Brahms Quartet opus 51 #2

Reprintable only with permission from the author.

Each of Brahms’ quartets might be interpreted as a sort of homage: the driven c minor confronting Beethoven, the more genial B-flat Major tipping its hat to Haydn, with shades of reference to Mozart’s “Hunt” quartet as well. The Op. 51 No. 2 in a minor must have somewhere in its ancestry the Schubert quartet in the same key. A minor was a particularly evocative key for Schubert, lonely, bereft and lyrical. Loneliness also pervades the Brahms work, and in fact the main motif of the opening movement quotes the motto of Brahms’ great friend and inspiration Joseph Joachim: “frei aber einsam,” free but lonely. The initial letters, F-A-E, are the second through fourth pitches of the four note motif that saturates the first movement, and they reflect something of truth about the work. The piece offers up russet and amber melancholy, with excursions into restlessness. But Brahms is not Schubert, and where the earlier composer’s quartet also opens with a plaintive theme and an undulatory accompaniment, there the underlying motion is a rippling stream that, in its inevitability, suggests something unalterable. For Brahms the roiling triplets underneath suggest not only unrest but possibility. And where Schubert’s contrasting theme in the relative major is heartbreaking because its radiant beauty remains something unattainable, when Brahms visits the same key it is suffused with genuine pleasure even ensconced within the crepuscular cast of the whole. It is as Tony Hoagland writes in his poem “Note to Reality:” “The parade for the slain police officer / goes past the bakery / and the smell of fresh bread / makes the mourners salivate against their will.” The capacity for joy remains inextinguishable.

For all the piece’s voicing of wistful regret, still there is light let in between the expressions of sadness. The work is, in fact, as much air as anything else. It speaks, it breathes, it confides. Listening to recordings of some of the singers whom Brahms loved and with whom he performed helped me realize that the music in fact is written to confess not to smother, to speak earnestly rather than shout. There is lightness and drift here, even amidst great turbulence at times. Suffering is accepted, but if one pays attention, as any good Buddhist knows, there is space around the pain. Brahms, even with his rich textures, writes plenty of space into the piece, and noticing these apertures may give a key to being vulnerable to the work’s manifold beauties.

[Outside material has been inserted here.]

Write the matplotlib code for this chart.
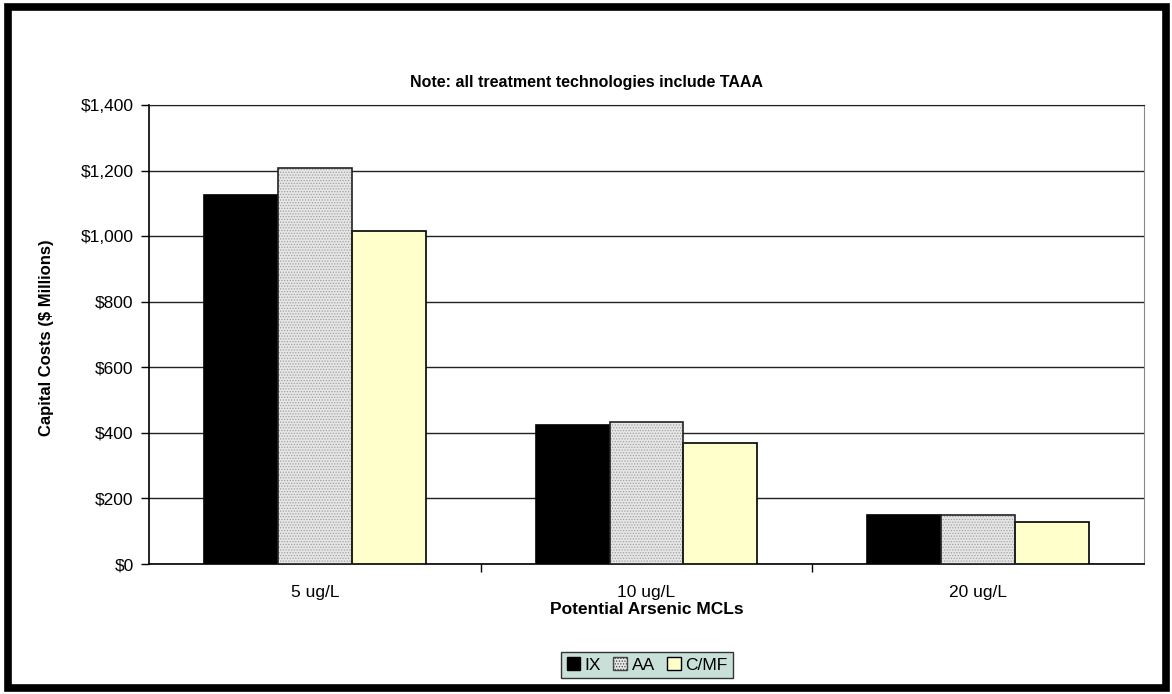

Gypsy music or references to it appear in every movement. This is virile, life- affirming music (in movements 1, 2 and 4), proud and defiant in the face of darkness or lonely yearning. It represents a kind of freedom, and often this freedom is literal, musically speaking, from the beat or from the meter. The composer draws on reserves of moral power to combat the pain. The gypsy style was often understood as a reflection of the wild, bestial side of the soul, drawing potency from its refusal to be civilized. (It should be seen as a symbol, a stereotype rather than the sort of deep sympathy later epitomized by Bela Bartok.) The last movement is a Tale of Two Cities, Budapest and Vienna. It is a synthesis of the two cultures, the two sides of the personality, the acknowledged self and the Jungian Shadow both.

In the Quasi Minuet third movement the gypsy reference is subtle, merely the presence of a drone under the main material, but this lends the movement a perfume of ageless sadness. This dance floats with a chill spectral grace. Its circular motion in three beat patterns happens simultaneously on two levels: within the measure and in the groupings of three measures in a breath, allowing the music to flow and hover at once. The movement again seems to nod in the direction of the tragic minuet of Schubert’s a minor quartet; the open fifth drone also evokes the final song of that composer’s Winterreise. The song describes a lonely organ grinder, a man who has essentially disappeared. No one hears or notices him, his fingers are numb from cold; he is offered as a representation of the soul of the singer, the winter wayfarer. This quasi minuet is a dance that has essentially disappeared, its memory haunting the present movement. But like new growth in a landscape denuded by fire a Mendelssohnian elfin trio levitates out of the mist. Its alternation in quick succession with the minuet suggests a simultaneous presence. Brahms is not a true tragedian like Schubert, he clings to hope and strength and the luminosity that seeps around the edges of shadows. Unlike his dear, free but lonely friend Joachim, Brahms seems to be lonely but free.